То-то: есть на кого опереться, есть и Москву кому передать, а там и всю-то Русь на долгие веки. Однако и то не скоро, благо руки покуда не слабы.
Чувствуя в груди великое умиление перед благодатью Господней, которую вымолил и трудами упрочил ради любезной ему Москвы, Даниил Александрович опустился на колени перед золоченым иконостасом, поднял ко лбу осеняющую длань и вдруг, задыхаясь и хрипя, повалился на левый бок. Будто сзади стальным прутом проткнули его под лопаткой…
«Иного хочу!..» — хотел крикнуть он и не смог. Рот его, ловя воздух, стукал зубами, грудь распирало под ребра огромной разбухшей жабой, подкатившейся склизким, холодным боком под самое горло. Сердце колотилось так, что должно было бы разорваться. Потом вдруг сладко опало в затишье, и стало страшно, что более оно не забьется. А жаба в груди росла, отнимая место у сердца. И все же, борясь с той жабой, оседлавшей его, сердце сначала слабо и медленно, потом все быстрее и громче опять застучало.
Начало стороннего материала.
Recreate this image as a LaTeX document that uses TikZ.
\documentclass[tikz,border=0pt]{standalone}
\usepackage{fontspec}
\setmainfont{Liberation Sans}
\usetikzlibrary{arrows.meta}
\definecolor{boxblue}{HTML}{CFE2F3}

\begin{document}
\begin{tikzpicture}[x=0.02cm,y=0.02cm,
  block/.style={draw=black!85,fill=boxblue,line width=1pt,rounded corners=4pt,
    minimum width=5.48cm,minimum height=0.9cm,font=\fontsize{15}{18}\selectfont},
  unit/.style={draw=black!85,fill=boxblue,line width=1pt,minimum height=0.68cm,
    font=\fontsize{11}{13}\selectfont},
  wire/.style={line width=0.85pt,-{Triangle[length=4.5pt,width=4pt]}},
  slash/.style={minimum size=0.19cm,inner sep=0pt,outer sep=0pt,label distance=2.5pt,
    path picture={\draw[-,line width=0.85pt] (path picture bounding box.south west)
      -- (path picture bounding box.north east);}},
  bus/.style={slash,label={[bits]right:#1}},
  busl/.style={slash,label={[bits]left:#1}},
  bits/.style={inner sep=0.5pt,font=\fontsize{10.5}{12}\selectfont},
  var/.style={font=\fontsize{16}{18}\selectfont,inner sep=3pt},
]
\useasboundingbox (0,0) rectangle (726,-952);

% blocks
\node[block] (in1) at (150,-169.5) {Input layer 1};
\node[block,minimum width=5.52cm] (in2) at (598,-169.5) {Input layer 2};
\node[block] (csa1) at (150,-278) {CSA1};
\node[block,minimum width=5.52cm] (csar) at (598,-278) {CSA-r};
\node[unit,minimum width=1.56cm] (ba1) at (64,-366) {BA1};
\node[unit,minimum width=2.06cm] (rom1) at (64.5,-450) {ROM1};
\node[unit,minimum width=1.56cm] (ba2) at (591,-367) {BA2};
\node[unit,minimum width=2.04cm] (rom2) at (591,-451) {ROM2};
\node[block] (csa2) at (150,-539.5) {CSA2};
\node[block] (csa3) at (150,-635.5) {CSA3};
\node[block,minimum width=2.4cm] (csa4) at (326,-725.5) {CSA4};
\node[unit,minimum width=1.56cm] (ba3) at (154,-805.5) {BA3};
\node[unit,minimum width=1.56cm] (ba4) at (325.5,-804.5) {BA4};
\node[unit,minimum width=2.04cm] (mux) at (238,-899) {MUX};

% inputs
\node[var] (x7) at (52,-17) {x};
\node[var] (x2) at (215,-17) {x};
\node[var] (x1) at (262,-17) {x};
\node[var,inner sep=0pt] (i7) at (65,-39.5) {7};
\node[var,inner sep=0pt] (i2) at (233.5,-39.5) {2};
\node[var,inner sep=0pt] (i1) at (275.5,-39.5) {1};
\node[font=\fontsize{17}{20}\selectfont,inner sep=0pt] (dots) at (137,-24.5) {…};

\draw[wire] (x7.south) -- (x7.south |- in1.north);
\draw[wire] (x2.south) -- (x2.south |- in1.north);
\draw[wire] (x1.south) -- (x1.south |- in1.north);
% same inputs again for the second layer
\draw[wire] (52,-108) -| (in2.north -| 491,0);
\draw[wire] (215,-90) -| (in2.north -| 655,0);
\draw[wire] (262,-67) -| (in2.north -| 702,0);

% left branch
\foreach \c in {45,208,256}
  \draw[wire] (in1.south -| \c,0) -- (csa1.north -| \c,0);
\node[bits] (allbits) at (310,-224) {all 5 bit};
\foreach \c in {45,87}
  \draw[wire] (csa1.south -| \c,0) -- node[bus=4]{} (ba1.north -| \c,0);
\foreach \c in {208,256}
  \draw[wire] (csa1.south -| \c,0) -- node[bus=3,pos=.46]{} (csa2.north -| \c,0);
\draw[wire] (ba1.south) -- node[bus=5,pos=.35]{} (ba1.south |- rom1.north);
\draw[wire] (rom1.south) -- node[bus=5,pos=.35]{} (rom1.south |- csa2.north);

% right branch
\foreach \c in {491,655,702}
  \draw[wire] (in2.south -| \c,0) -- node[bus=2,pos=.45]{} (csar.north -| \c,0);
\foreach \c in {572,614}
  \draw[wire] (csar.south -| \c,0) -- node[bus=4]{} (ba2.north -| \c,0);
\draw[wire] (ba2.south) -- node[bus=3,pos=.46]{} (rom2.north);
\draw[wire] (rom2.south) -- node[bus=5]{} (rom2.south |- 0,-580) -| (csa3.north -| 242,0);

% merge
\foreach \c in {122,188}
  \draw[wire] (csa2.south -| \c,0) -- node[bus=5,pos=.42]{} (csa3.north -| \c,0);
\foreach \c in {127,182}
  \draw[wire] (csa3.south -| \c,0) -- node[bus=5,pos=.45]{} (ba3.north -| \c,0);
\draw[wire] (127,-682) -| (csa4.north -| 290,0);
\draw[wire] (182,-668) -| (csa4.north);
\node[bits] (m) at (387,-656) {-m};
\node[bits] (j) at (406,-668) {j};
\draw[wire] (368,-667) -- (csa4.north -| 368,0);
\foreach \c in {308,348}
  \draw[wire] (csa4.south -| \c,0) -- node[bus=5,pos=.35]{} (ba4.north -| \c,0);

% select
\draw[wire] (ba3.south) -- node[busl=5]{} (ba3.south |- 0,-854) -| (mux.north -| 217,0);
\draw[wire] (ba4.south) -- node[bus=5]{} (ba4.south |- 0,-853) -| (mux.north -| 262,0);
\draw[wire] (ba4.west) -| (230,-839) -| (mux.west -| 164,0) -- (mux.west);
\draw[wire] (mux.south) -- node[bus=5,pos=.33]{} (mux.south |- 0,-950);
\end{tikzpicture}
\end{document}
Сильнее, сильнее! И опять до разрыва, и вновь опало и затихло до смерти.
«Иного хочу!..» Одной своей волей Даниил Александрович заставлял его биться снова и снова…
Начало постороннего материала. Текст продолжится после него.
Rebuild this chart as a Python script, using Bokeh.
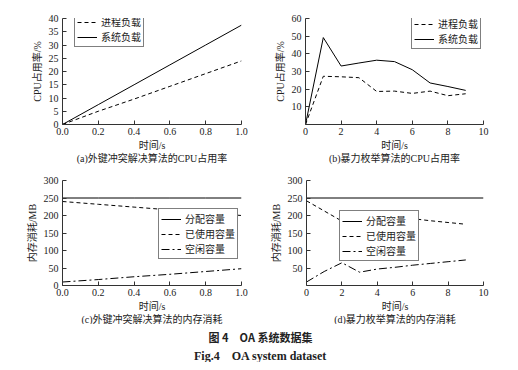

«Верую, Господи! Молюсь Тебе, помилуй мя и прости мне прегрешения мои вольные и невольные… Сподоби мне неосужденно причаститься пречистых Твоих Таинств во оставление грехов и жизнь вечную… Помяни мя, Господи, во Царствии Твоем…»
Ласковое августовское солнце склонялось в зените, благостно проникая теплом и светом и в ближние боры, и в синий блеск речных вод, на переправе у торгового посада сновали от берега к берегу мелкие баркасы и плоскодонные лодки, развозя от кремника после базарного дня многочисленный люд, по Остожью — верховым москворецким лугам — лениво перемещались стада городских коров, нарядные купола церквей хвастали друг перед другом кровлей, но не видел того Даниил Александрович. На княжьем дворе, деля подсолнечную лузгу и переругиваясь, чирикали воробьи; видно, под самой оконницей, дуя горло, голубь ярился перед голубкой; злая муха, чуя осень, билась под потолком; кони стучали копытами в деревянный настил перед церковью Святого Михаила; какая-то баба звала Пашутку… И еще безмерные тысячи разных звуков доносились с уличной стороны сквозь растворенные настежь оконницы в княжеские покои. Князь их слышал, умилялся им и радовался последнему. Одни лишь слезы беззвучно скатывались по щекам Даниила.
«Вот плоды Твои… И не хочу иного…»
Бессильный, но благостный, будто в последней молитве оборотясь к иконостасу, лежал на вощеном полу князь всей этой пышной, звучной, чудной и обильной земли.
На дальней звоннице Данилова монастыря звонарь неуверенно, робко тронул билом колокола. Тут же ему откликнулись с церкви Спаса на Бору, с Николы Льняного… И стозвон сорока сороков Божиих московских храмов будто с неба сошел к Даниилу и наполнил сердце прощением и миром.
Бог был милостив.
Прежде чем окончательно помереть, Даниил Александрович как христианин принял схиму, причастился Святых Таинств, хоть одними глазами, молчаливо, но покаялся, в чем был грешен, и преставился на постного Ивана, в день Усекновения главы Господня Крестителя.
То ли боясь без присмотра оставить Переяславль, то ли по какой иной причине Юрий хоронить отца не приехал.
Еще недавно сам сподобившись загадать отцу загадку, которую тот так и не отгадал, Иван, наверное впервые, у гроба неотрывно глядел на упокоившееся лицо родителя, словно пытаясь проникнуть в великую тайну его преждевременной смерти. Тайну, которую ему предстояло разгадывать целую жизнь.
Шел одна тысяча триста третий год. Открывшись небесным знамением, новый век сулил неведомые и ужасные потрясения. Скорбь на Москве стояла великая. И грядущее было дико.